In a blow to its hopes for another referendum on whether Scotland should leave the United Kingdom, the pro-independence Scottish National Party lost about 21 of its 54 seats. Its casualties included Alex Salmond, one of the party’s highest-profile lawmakers.
Scottish Conservative leader Ruth Davidson said the idea of a new independence referendum “is dead.”
May, who went into the election with a reputation for quiet competence, was criticized for a lackluster campaigning style and for a plan to force elderly people to pay more for their care, a proposal her opponents dubbed the “dementia tax.” As the polls suggested a tightening race, pollsters spoke less often of a landslide and raised the possibility that May’s majority would be eroded.
Then, attacks in Manchester and London that killed a total of 30 people brought the campaign to a halt – twice. They sent a wave of anxiety through Britain and forced May to defend the government’s record on fighting terrorism. Corbyn accused the Conservatives of undermining Britain’s security by cutting the number of police on the streets.
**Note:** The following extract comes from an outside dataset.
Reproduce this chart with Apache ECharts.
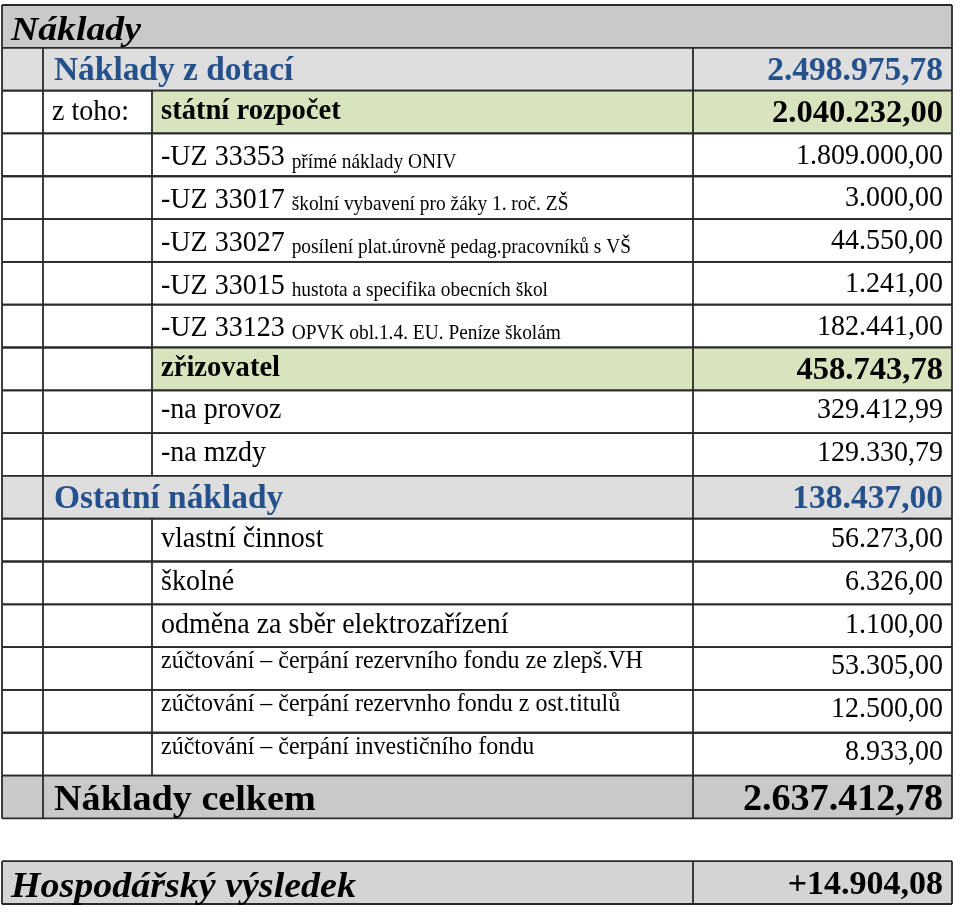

Eight people were killed near London Bridge on Saturday when three men drove a van into pedestrians and then stabbed revelers in an area filled with bars and restaurants. Two weeks earlier, a suicide bomber killed 22 people as they were leaving an Ariana Grande concert in Manchester.
But if the election proved one thing, it is that voters in Britain were prepared to be as angry, echoing the undercurrents of elections elsewhere.
“Anyone who thought Britain was a calm relaxed, centrist kind of country will have to think again,” Bale said.